To reduce the size of the output files and the time required for mapping, the input files can be downsampled. Downsampling randomly removes reads so that the given approx. size is obtained. If quality trimming is selected, downsampling is done on the trimmed reads. Depending on sequencing technology and read length a different downsampling coverage setting might be useful. For Illumina HiSeq/MiSeq data a downsampling to approx. 120 times the expected genome size worked well.

Standard Settings (in pipeline and manual mode)

  • Quality trimming: reads can be trimmed from both ends until their quality is above the given average quality within a given window.
  • Downsampling: select which coverage of expected genome size should be reached by downsampling.
  • Algorithm: select if BWA-SW or BWA-MEM algorithm should be used (default is BWA-MEM if available, else BWA-SW).
  • Threads: define the maximum number threads that should be used by bwa.
  • BWA Executable: define the path to the bwa executable.
  • Consensus Calling: define the settings for the consensus caller postprocessing.

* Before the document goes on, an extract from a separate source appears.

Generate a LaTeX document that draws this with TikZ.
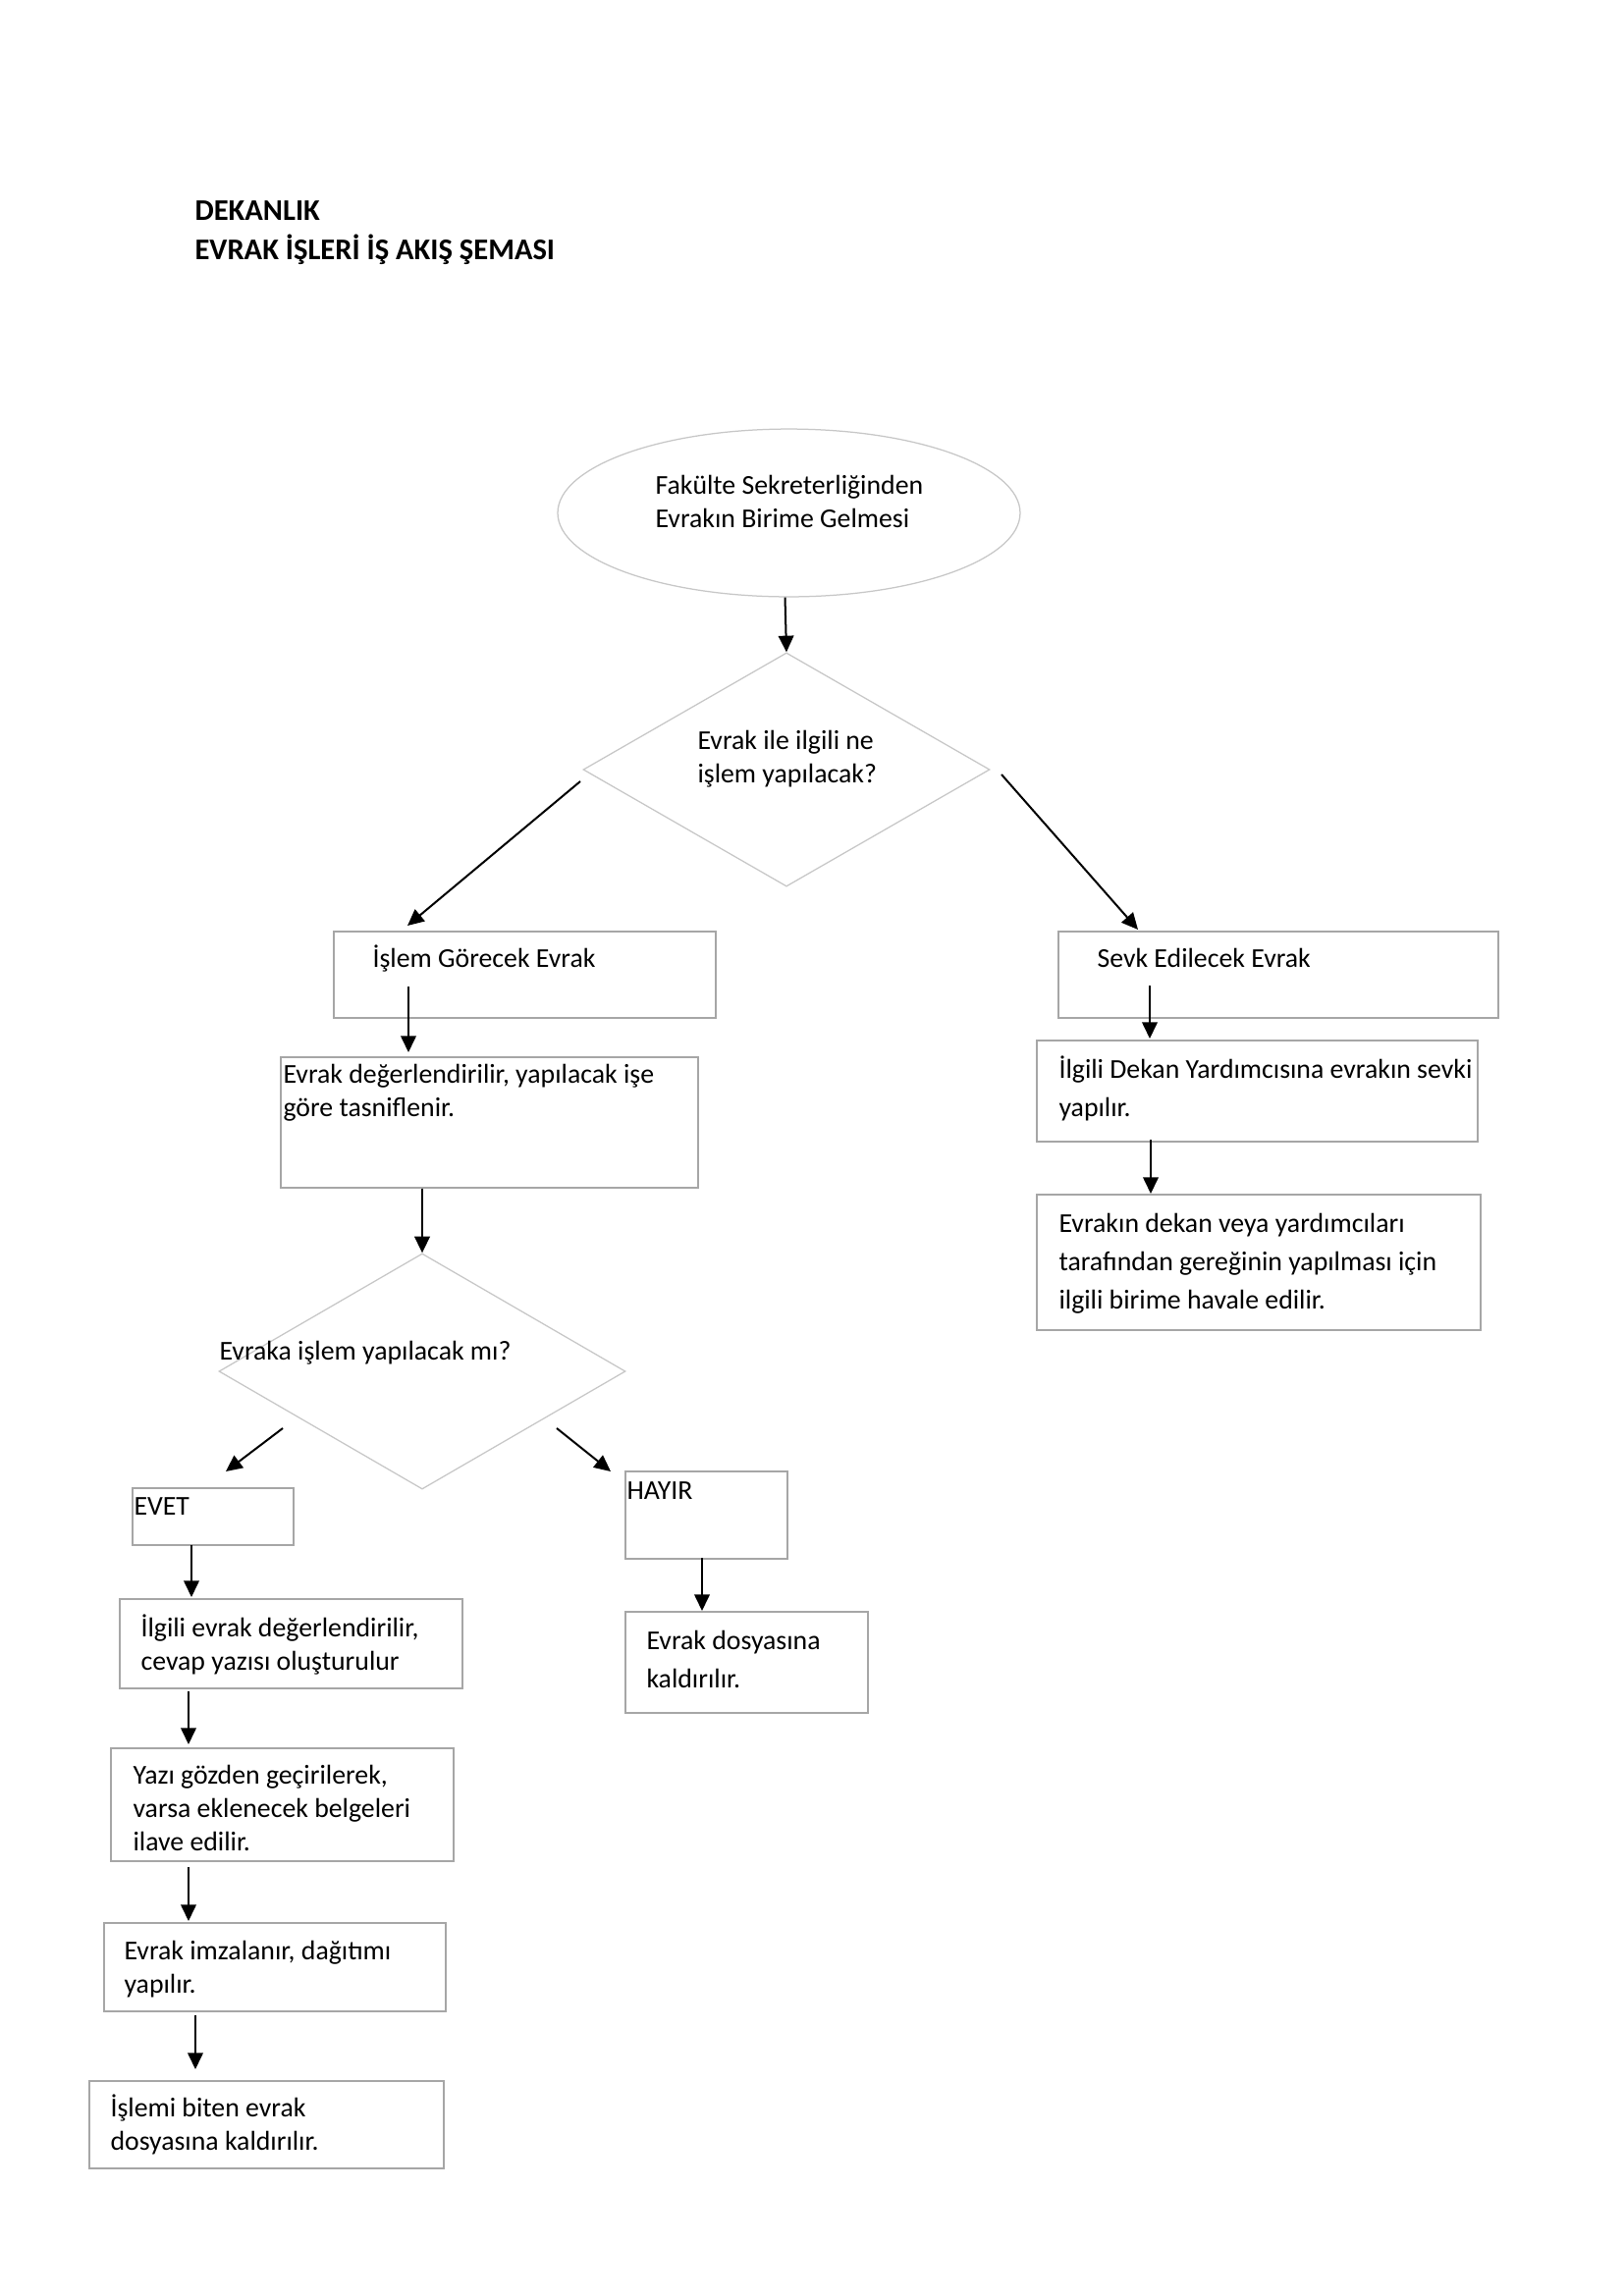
\documentclass[tikz,border=0pt]{standalone}
\usepackage{fontspec}
\setmainfont{Carlito}
\usetikzlibrary{shapes.geometric,fit,arrows.meta}
\newcommand\mytx[1]{\begin{tabular}[t]{@{}l@{}}#1\end{tabular}}
\begin{document}
\begin{tikzpicture}[x=0.3599pt,y=-0.3599pt,
  boxs/.style={draw=black!35,line width=0.45pt,inner sep=0pt},
  shp/.style={draw=black!22,line width=0.45pt,inner sep=0pt},
  arr/.style={line width=0.72pt,-{Triangle[length=6pt,width=5.6pt]}},
  txa/.style={anchor=base west,inner sep=0pt,font=\fontsize{10}{12.24}\selectfont},
  txb/.style={anchor=base west,inner sep=0pt,font=\fontsize{10}{14.04}\selectfont},
  ttl/.style={anchor=base west,inner sep=0pt,font=\fontsize{11}{14.4}\selectfont\bfseries}]
\useasboundingbox[fill=white] (0,0) rectangle (1654,2339);

% title
\node[ttl] (title) at (198,224) {\mytx{DEKANLIK\\EVRAK İŞLERİ İŞ AKIŞ ŞEMASI}};

% shapes
\node[shp,ellipse,minimum width=169.5pt,minimum height=61.5pt] (e) at (803.5,522.5) {};
\node[shp,diamond,minimum width=149pt,minimum height=85.7pt] (d1) at (801,784) {};
\node[shp,diamond,minimum width=149pt,minimum height=86.4pt] (d2) at (430,1397) {};

\node[boxs,fit={(340,949) (729,1037)}] (b1) {};
\node[boxs,fit={(286,1077) (711,1210)}] (b2) {};
\node[boxs,fit={(135,1516) (299,1574)}] (evet) {};
\node[boxs,fit={(637,1499) (802,1588)}] (hayir) {};
\node[boxs,fit={(122,1629) (471,1720)}] (b3) {};
\node[boxs,fit={(637,1642) (884,1745)}] (b4) {};
\node[boxs,fit={(113,1781) (462,1896)}] (b5) {};
\node[boxs,fit={(106,1959) (454,2049)}] (b6) {};
\node[boxs,fit={(91,2120) (452,2209)}] (b7) {};
\node[boxs,fit={(1078,949) (1526,1037)}] (r1) {};
\node[boxs,fit={(1056,1060) (1505,1163)}] (r2) {};
\node[boxs,fit={(1056,1217) (1508,1355)}] (r3) {};

% texts
\node[txa] (te) at (667,503) {\mytx{Fakülte Sekreterliğinden\\Evrakın Birime Gelmesi}};
\node[txa] (td1) at (710,763) {\mytx{Evrak ile ilgili ne\\işlem yapılacak?}};
\node[txa] (td2) at (223,1385) {Evraka işlem yapılacak mı?};
\node[txa] (tb1) at (379,985) {İşlem Görecek Evrak};
\node[txa] (tb2) at (288,1103) {\mytx{Evrak değerlendirilir, yapılacak işe\\göre tasniflenir.}};
\node[txa] (tevet) at (136,1543) {EVET};
\node[txa] (thayir) at (638,1527) {HAYIR};
\node[txa] (tb3) at (143,1667) {\mytx{İlgili evrak değerlendirilir,\\cevap yazısı oluşturulur}};
\node[txb] (tb4) at (658,1680) {\mytx{Evrak dosyasına\\kaldırılır.}};
\node[txa] (tb5) at (135,1817) {\mytx{Yazı gözden geçirilerek,\\varsa eklenecek belgeleri\\ilave edilir.}};
\node[txa] (tb6) at (126,1996) {\mytx{Evrak imzalanır, dağıtımı\\yapılır.}};
\node[txa] (tb7) at (112,2156) {\mytx{İşlemi biten evrak\\dosyasına kaldırılır.}};
\node[txa] (tr1) at (1117,985) {Sevk Edilecek Evrak};
\node[txb] (tr2) at (1078,1098) {\mytx{İlgili Dekan Yardımcısına evrakın sevki\\yapılır.}};
\node[txb] (tr3) at (1078,1255) {\mytx{Evrakın dekan veya yardımcıları\\tarafından gereğinin yapılması için\\ilgili birime havale edilir.}};

% arrow end coordinates
\coordinate (a1s) at (591,796);  \coordinate (a1e) at (415,943);
\coordinate (a2s) at (1020,789); \coordinate (a2e) at (1159,947);
\coordinate (a3s) at (416,1005); \coordinate (a3e) at (416,1072);
\coordinate (a5s) at (288,1455); \coordinate (a5e) at (230,1499);
\coordinate (a6s) at (567,1455); \coordinate (a6e) at (622,1499);
\coordinate (a7s) at (195,1574); \coordinate (a7e) at (195,1627);
\coordinate (a8s) at (715,1587); \coordinate (a8e) at (715,1641);
\coordinate (a9s) at (192,1723); \coordinate (a9e) at (192,1777);
\coordinate (a10s) at (192,1902); \coordinate (a10e) at (192,1957);
\coordinate (a11s) at (199,2053); \coordinate (a11e) at (199,2108);
\coordinate (a12s) at (1171,1004); \coordinate (a12e) at (1171,1058);
\coordinate (a13s) at (1172,1161); \coordinate (a13e) at (1172,1216);

% arrows
\draw[arr] (e.south) ++(-4,0) -- (d1.north);
\draw[arr] (a1s) -- (a1e);
\draw[arr] (a2s) -- (a2e);
\draw[arr] (a3s) -- (a3e);
\draw[arr] (d2.north |- b2.south) -- (d2.north);
\draw[arr] (a5s) -- (a5e);
\draw[arr] (a6s) -- (a6e);
\draw[arr] (a7s) -- (a7e);
\draw[arr] (a8s) -- (a8e);
\draw[arr] (a9s) -- (a9e);
\draw[arr] (a10s) -- (a10e);
\draw[arr] (a11s) -- (a11e);
\draw[arr] (a12s) -- (a12e);
\draw[arr] (a13s) -- (a13e);
\end{tikzpicture}
\end{document}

Manual Settings (in manual mode only)

  • Reference genome: the genome that is the base for mapping. A FASTA or a GENBANK-file can be used as reference.
  • Output directory: the directory where the resulting BAM-files will be written to.
  • Read Files: the read files, in FASTQ or FASTQ.GZ format. Multiple files can be selected, and they can be automatically grouped by their filename (e.g. forward and reverse reads can be grouped together).
  • Files contain paired reads: Check if the files contain paired reads. The mapper uses paired reads if exactly two files are in each file group. Both forward and reverse files must contain the same amount of reads, and read number X in the forward file must correspond to read number X in the reverse file.
  • Threads: define the maximum number threads that should be used by bwa.
  • Additional Options: specify additional command line options for bwa (see http://bio-bwa.sourceforge.net/bwa.shtml#3).

Postprocessing

Before a BAM file can be scanned by SeqSphere+, a consensus sequence is automatically calculated by the built in consensus caller. As BWA is known to create inacurrate mappings for low coverage data, the consensus calling procedure is configured to use a threshold of 5 as minimum coverage to call a non-ambiguous base, if the estimated average coverage (unmapped) is below 50. The required read support for a consensus base is 60%.

Speed and Memory

The following charts show the runtime and memory usage for mapping Illumina MiSeq 2x250bp sequence data of Mycobacterium tuberculosis strain H37Rv (NC_000962; 4.4 MBases genome) on an Intel Xeon system with 20 cores and 192 GB memory. Before reference mapping the read files were downsampled to different estimated coverages. The reference mapping was then performed with the two different BWA algorithms BWA-SW (red) and BWA-MEM (blue). In summary, reference mapping does not require huge amounts of memory and is overall much faster than de novo assembly.

Covtitresults mtub250 time 20 3.png Covtitresults mtub250 ram 20 3.png

Versions and Open Source Note

Only BWA version 0.6 is natively available for Windows, but the BWA-MEM algorithm is only supported since version 0.7. Therefore, SeqSphere+ includes two different versions of BWA: Version 0.6 is used for BWA-SW (on Linux and on any Windows), and version 0.7 is used for BWA-MEM (on Linux and on Windows 10 with WSL installed).

The BWA reference mapping function is a wrapper to an external BWA executable. This BWA executable is open source software that is licensed under the GNU General Public License version 3.0 (GPLv3, http://bio-bwa.sourceforge.net/). The native Windows version of BWA is from https://github.com/xied75/bwa.

For more information on BWA, see: Li H. and Durbin R. (2010) Fast and accurate long-read alignment with Burrows-Wheeler Transform. Bioinformatics, 26: 589-95 [PubMed 20080505] and Li H. (2013) Aligning sequence reads, clone sequences and assembly contigs with BWA-MEM. arXiv. arXiv:1303.3997 [q-bio.GN] [arXiv].